— Begin DATA SECTION —
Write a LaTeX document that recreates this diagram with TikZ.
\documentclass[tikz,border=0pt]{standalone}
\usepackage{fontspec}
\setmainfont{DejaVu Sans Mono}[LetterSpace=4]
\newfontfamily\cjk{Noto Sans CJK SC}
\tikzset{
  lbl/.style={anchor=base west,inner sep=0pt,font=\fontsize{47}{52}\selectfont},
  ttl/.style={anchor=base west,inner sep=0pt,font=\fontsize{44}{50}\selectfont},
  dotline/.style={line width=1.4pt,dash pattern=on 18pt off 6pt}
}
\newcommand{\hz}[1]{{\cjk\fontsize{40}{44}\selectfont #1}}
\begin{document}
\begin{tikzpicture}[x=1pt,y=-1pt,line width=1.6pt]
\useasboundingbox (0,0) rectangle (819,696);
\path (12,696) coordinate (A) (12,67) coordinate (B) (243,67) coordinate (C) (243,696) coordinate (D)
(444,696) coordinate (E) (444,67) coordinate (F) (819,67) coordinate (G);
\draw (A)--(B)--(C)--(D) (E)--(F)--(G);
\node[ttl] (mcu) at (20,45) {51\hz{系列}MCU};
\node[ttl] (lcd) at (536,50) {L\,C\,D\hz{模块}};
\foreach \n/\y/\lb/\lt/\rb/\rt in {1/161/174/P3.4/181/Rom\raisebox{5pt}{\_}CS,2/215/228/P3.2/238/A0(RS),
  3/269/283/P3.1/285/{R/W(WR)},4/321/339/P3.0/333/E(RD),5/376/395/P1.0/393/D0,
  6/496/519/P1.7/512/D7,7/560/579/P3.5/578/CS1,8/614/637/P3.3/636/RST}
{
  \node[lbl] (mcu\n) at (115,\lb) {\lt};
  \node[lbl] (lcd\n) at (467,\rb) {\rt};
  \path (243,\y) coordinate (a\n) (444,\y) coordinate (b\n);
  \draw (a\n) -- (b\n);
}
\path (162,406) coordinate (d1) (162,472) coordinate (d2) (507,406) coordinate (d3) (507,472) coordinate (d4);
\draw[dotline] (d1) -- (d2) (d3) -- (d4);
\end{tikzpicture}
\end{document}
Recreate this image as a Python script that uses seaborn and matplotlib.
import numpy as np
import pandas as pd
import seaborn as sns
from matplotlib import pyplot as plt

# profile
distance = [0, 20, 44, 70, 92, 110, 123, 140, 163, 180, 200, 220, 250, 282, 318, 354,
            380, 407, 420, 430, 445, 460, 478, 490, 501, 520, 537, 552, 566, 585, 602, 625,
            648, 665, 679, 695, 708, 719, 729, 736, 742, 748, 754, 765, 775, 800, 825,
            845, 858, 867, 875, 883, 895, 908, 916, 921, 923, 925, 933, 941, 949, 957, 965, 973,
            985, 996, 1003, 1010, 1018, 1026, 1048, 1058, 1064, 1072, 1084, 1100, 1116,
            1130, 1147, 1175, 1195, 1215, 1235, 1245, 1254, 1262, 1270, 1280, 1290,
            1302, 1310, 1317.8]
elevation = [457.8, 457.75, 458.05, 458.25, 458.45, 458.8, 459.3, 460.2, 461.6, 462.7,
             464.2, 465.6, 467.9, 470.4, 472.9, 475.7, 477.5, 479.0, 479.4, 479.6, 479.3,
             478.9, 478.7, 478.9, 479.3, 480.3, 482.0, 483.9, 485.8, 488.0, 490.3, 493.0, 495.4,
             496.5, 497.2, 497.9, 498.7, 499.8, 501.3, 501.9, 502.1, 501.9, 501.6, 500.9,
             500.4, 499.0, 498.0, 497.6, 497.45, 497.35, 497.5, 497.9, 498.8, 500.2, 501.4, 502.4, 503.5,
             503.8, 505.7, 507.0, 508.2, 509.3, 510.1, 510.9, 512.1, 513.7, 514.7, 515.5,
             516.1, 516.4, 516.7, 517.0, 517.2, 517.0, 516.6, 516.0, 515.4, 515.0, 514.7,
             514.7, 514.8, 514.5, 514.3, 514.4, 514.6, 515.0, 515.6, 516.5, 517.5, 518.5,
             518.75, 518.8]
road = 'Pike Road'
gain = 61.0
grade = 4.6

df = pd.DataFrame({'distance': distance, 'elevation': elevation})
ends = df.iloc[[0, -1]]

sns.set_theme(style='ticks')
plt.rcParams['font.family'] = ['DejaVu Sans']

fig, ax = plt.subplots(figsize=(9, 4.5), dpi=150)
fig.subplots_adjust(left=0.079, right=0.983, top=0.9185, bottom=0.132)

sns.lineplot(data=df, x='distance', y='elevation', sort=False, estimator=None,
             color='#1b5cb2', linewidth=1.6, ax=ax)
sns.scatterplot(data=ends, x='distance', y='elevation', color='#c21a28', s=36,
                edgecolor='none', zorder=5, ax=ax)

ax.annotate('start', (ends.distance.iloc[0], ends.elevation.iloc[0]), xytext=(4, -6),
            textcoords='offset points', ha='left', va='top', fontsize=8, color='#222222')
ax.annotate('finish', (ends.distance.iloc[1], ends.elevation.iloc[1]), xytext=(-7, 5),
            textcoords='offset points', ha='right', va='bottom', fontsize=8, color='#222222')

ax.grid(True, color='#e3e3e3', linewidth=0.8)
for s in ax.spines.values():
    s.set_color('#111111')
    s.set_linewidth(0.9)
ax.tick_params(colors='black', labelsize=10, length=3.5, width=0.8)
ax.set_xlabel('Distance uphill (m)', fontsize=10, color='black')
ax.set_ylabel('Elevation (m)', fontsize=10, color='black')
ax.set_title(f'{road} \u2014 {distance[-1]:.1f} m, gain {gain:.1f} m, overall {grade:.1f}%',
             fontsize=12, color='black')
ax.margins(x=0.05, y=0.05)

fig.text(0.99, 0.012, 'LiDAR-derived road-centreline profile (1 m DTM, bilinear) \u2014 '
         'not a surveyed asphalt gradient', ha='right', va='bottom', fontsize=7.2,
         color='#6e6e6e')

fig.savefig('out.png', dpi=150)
— End DATA SECTION —
WHAT TO DO
From the entries above, collect every line with the string "that" in it.

TASK SOLUTION
Write a LaTeX document that recreates this diagram with TikZ.
Recreate this image as a Python script that uses seaborn and matplotlib.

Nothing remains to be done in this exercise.